Just give them the medication, don’t tell them to come to their GP to get it. So, you know, it’s just doing those simple things, which can be done at the moment. It’s not changing any contracts or changing any rules or regulations. It’s just doing those simple things.

Industrial action and levers for change

Q: Given all these issues facing general practice, is industrial action on the horizon for GPs in Northern Ireland?

A: Industrial action is trickier as independent contractors. We’re not salaried, so there are lots of quirks within that.

The second point is industrial action in Northern Ireland is even more difficult, because we don’t have a government that can actually step in and act and resolve it. We don’t want to take industrial action that is potentially harmful to people without having an obvious way of resolving it.

And then the third point is that with 16 contract hand-backs, we’re seeing it play out in front of us without actually going to take industrial action, because we’re seeing people then just taking their own action.

What we have, which complements this plan to save general practice, is we also have an options paper, which is a dynamic paper. And what we’ve heard loud and clear from our representatives is that they want to solve the problems that general practice has within the current environment, within the contract with the NHS. But one of the options is to simply leave the current contract and come up with an alternative option. And we’re hearing that more and more and more. If we cannot see action on these fundamental things that need to be done, that’s where the profession is going to drive us to.

We’re basically doing everything we can to avoid going or being forced to go to that option. And we’ll be forced from the grassroots to go for that option.

Q: What lobbying mechanisms does the BMA actually have within the current political environment?

A: So in the current environment, the decision makers are civil servants. So we have lots and lots of meetings with them. But it’s so important that we start to see some sort of outcomes and some sort of action from all of those meetings.

But we’re also constantly engaging with the political parties, and particularly with their health leads, in the anticipation that at some point we’re going to get an executive back, and if we do, we need to really hit the ground running with that and be prepared. We’ve met with four of the five political parties even over the past week, we’ve got the fifth one imminently. It’s really keeping them informed and up to speed. And actually, in fairness, they have been very supportive, they’ve been very understanding, and they’re very well up to speed with all of the problems. The vast majority of them are just as frustrated as we are with current situation.


          

READERS' COMMENTS [3]

Please note, only GPs are permitted to add comments to articles

Jonathan Heatley 21 October, 2023 6:29 pm

Crockey what a mess. Those poor GPs facing such a bleak future.
I like the idea of concentrating on access for patients and dumping QOF and all the box ticking and work generation.

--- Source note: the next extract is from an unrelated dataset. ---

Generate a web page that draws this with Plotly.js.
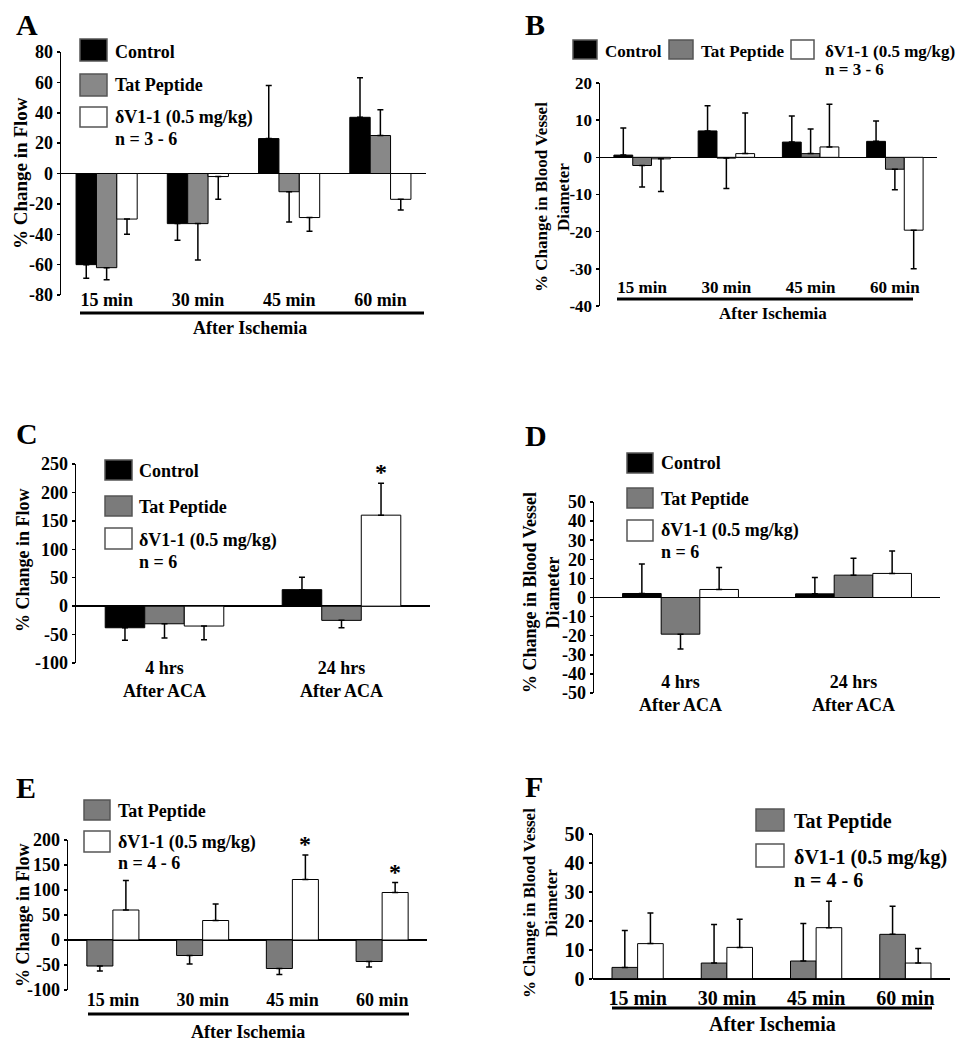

David Mummery 22 October, 2023 7:33 pm

It sounds like an unsustainable situation in NI. Hope things get better quickly !

GEORGE QUITTNER 30 October, 2023 7:26 pm

here in Australia we have public and private health care. The most successful model for patient satisfaction and professional reward is a private contract between doctor and patient…ESPECIALLY in general practice. After that it is the job of the government to support those who cannot afford a car, a house and private medical care. Perhaps that is where nurse practitioners have a role while waiting for more doctors to be produced.